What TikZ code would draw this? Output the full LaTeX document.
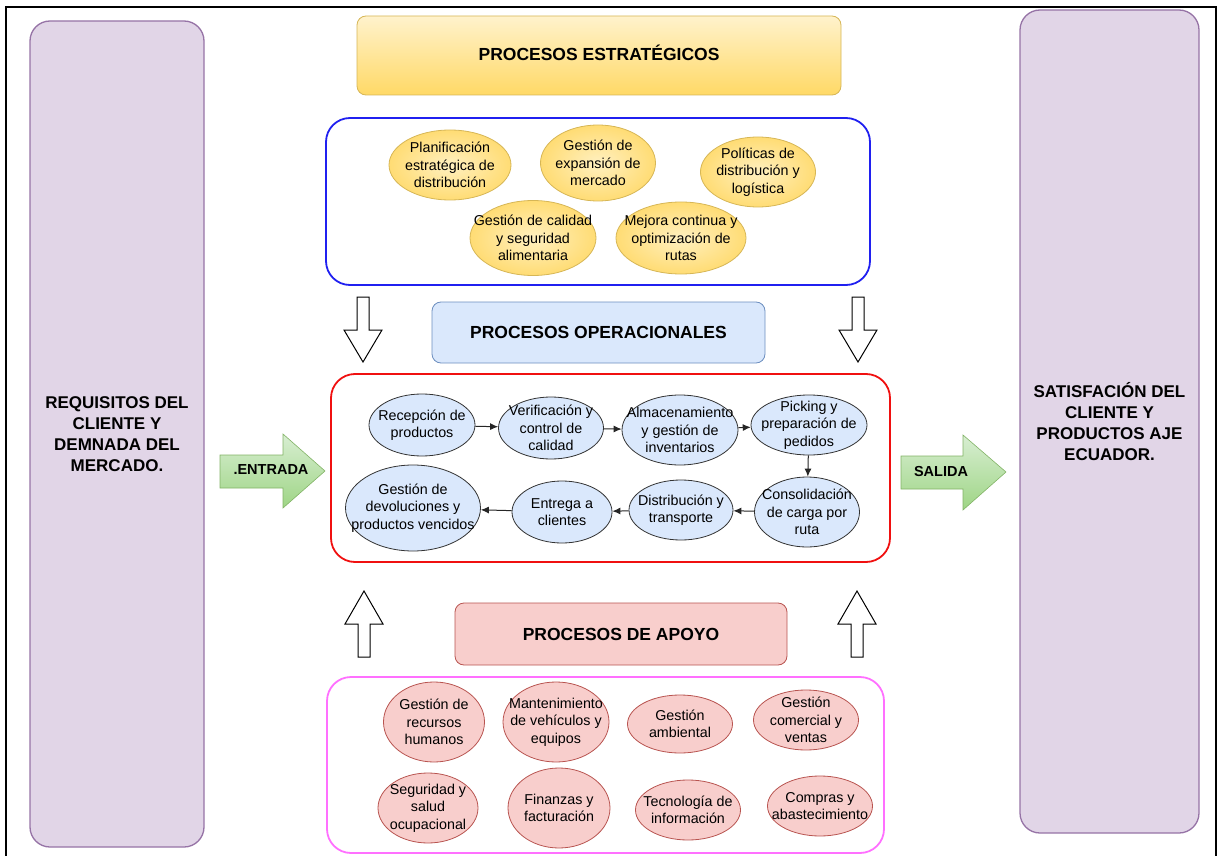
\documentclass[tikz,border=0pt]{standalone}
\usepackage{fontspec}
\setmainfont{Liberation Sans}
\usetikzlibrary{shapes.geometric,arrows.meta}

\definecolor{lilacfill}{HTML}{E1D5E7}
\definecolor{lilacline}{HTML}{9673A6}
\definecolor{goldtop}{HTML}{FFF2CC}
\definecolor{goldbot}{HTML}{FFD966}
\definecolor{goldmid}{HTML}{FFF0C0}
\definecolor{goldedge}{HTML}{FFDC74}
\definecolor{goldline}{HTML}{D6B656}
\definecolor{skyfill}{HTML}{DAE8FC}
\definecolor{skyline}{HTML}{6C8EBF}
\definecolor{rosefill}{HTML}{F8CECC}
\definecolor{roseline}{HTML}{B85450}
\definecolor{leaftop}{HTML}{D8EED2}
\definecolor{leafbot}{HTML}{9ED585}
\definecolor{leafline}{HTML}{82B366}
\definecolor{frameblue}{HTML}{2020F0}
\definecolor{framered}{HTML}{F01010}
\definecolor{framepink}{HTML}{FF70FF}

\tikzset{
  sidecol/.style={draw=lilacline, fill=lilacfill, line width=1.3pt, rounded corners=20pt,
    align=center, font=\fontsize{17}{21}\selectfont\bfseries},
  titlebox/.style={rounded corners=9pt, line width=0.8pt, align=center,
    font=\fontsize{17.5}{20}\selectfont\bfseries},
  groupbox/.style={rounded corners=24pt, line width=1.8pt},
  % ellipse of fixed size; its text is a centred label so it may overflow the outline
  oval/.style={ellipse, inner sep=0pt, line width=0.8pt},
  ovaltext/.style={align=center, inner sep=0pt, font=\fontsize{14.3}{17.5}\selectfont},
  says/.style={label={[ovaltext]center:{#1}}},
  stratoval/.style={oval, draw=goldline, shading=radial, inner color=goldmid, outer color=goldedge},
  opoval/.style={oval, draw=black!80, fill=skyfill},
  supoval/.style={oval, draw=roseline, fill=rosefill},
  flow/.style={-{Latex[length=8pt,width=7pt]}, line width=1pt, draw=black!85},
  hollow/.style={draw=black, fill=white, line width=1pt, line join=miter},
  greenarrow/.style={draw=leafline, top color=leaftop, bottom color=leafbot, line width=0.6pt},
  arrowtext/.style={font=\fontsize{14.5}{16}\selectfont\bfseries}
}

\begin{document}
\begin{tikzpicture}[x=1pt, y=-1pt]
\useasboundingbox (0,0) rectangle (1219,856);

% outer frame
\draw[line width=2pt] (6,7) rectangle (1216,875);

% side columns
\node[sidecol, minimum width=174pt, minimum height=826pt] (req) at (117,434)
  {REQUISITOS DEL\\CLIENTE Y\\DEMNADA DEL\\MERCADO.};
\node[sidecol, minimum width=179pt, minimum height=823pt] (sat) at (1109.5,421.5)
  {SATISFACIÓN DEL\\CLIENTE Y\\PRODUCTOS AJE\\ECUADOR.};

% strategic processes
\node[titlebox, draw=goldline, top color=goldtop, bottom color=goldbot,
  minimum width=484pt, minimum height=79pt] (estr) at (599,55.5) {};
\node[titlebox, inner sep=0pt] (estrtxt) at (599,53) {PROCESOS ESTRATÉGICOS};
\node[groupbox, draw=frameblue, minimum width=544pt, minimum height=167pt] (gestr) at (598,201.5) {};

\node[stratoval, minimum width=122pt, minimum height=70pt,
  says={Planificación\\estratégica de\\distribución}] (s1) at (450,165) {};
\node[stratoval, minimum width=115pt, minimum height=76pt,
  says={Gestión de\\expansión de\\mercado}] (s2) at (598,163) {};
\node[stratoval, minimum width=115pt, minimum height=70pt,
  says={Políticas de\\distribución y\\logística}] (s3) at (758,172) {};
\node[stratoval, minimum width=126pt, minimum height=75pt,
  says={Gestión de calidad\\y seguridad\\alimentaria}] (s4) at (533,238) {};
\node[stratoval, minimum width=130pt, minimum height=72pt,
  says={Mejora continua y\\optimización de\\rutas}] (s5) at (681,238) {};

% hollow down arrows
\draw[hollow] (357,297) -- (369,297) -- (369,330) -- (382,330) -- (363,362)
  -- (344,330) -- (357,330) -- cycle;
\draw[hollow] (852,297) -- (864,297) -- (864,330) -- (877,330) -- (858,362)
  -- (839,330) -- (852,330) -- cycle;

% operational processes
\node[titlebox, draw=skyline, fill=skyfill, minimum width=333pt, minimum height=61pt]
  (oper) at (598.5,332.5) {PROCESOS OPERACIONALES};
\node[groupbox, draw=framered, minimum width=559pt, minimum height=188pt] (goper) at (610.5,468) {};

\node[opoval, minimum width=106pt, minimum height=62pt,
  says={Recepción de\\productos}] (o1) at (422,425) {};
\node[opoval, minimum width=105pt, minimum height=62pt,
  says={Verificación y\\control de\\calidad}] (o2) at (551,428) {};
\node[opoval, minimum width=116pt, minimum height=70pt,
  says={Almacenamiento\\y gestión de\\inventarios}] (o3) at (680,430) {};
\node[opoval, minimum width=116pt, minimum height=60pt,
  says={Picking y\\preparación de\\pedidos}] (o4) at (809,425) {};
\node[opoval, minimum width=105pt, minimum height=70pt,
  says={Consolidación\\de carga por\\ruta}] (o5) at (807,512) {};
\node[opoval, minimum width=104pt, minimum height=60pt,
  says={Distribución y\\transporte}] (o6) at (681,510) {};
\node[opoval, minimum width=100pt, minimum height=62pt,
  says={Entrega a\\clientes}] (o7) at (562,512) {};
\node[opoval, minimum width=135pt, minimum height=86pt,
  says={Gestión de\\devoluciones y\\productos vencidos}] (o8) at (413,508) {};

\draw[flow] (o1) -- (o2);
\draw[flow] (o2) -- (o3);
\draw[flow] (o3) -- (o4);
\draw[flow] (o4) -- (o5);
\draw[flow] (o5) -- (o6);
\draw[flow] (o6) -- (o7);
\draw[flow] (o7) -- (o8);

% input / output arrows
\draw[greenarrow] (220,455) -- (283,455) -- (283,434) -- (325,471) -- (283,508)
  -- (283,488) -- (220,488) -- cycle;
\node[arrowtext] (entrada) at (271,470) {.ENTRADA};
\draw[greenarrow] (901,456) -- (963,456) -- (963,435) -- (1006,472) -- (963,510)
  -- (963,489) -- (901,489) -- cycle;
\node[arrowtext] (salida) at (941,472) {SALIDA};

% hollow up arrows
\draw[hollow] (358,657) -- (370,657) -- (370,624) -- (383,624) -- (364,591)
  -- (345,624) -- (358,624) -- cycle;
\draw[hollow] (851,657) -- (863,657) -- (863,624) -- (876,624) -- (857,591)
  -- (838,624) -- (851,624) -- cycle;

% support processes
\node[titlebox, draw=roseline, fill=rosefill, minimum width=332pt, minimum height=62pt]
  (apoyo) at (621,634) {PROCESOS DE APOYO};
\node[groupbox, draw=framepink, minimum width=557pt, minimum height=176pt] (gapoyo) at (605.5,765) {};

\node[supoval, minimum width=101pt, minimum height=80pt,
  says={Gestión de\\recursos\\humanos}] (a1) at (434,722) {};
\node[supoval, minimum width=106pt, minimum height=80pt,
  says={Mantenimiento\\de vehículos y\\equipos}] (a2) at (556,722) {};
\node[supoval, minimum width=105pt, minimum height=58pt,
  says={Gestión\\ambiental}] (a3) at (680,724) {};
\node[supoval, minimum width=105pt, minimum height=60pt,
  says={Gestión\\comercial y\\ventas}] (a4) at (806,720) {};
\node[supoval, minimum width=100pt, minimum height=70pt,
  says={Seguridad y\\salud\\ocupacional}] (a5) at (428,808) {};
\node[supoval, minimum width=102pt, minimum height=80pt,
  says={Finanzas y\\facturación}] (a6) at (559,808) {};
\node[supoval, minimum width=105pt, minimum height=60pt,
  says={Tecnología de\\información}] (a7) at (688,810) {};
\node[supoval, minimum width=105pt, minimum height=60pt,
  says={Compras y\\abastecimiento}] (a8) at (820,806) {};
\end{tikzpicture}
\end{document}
----------------------------------------
→ Do this
With all pictures left out, please transcribe exactly the lines from the start of the material through the line with "(6,7) rectangle (1216,875);".

→ Written reply
What TikZ code would draw this? Output the full LaTeX document.
\documentclass[tikz,border=0pt]{standalone}
\usepackage{fontspec}
\setmainfont{Liberation Sans}
\usetikzlibrary{shapes.geometric,arrows.meta}

\definecolor{lilacfill}{HTML}{E1D5E7}
\definecolor{lilacline}{HTML}{9673A6}
\definecolor{goldtop}{HTML}{FFF2CC}
\definecolor{goldbot}{HTML}{FFD966}
\definecolor{goldmid}{HTML}{FFF0C0}
\definecolor{goldedge}{HTML}{FFDC74}
\definecolor{goldline}{HTML}{D6B656}
\definecolor{skyfill}{HTML}{DAE8FC}
\definecolor{skyline}{HTML}{6C8EBF}
\definecolor{rosefill}{HTML}{F8CECC}
\definecolor{roseline}{HTML}{B85450}
\definecolor{leaftop}{HTML}{D8EED2}
\definecolor{leafbot}{HTML}{9ED585}
\definecolor{leafline}{HTML}{82B366}
\definecolor{frameblue}{HTML}{2020F0}
\definecolor{framered}{HTML}{F01010}
\definecolor{framepink}{HTML}{FF70FF}

\tikzset{
  sidecol/.style={draw=lilacline, fill=lilacfill, line width=1.3pt, rounded corners=20pt,
    align=center, font=\fontsize{17}{21}\selectfont\bfseries},
  titlebox/.style={rounded corners=9pt, line width=0.8pt, align=center,
    font=\fontsize{17.5}{20}\selectfont\bfseries},
  groupbox/.style={rounded corners=24pt, line width=1.8pt},
  % ellipse of fixed size; its text is a centred label so it may overflow the outline
  oval/.style={ellipse, inner sep=0pt, line width=0.8pt},
  ovaltext/.style={align=center, inner sep=0pt, font=\fontsize{14.3}{17.5}\selectfont},
  says/.style={label={[ovaltext]center:{#1}}},
  stratoval/.style={oval, draw=goldline, shading=radial, inner color=goldmid, outer color=goldedge},
  opoval/.style={oval, draw=black!80, fill=skyfill},
  supoval/.style={oval, draw=roseline, fill=rosefill},
  flow/.style={-{Latex[length=8pt,width=7pt]}, line width=1pt, draw=black!85},
  hollow/.style={draw=black, fill=white, line width=1pt, line join=miter},
  greenarrow/.style={draw=leafline, top color=leaftop, bottom color=leafbot, line width=0.6pt},
  arrowtext/.style={font=\fontsize{14.5}{16}\selectfont\bfseries}
}

\begin{document}
\begin{tikzpicture}[x=1pt, y=-1pt]
\useasboundingbox (0,0) rectangle (1219,856);

% outer frame
\draw[line width=2pt] (6,7) rectangle (1216,875);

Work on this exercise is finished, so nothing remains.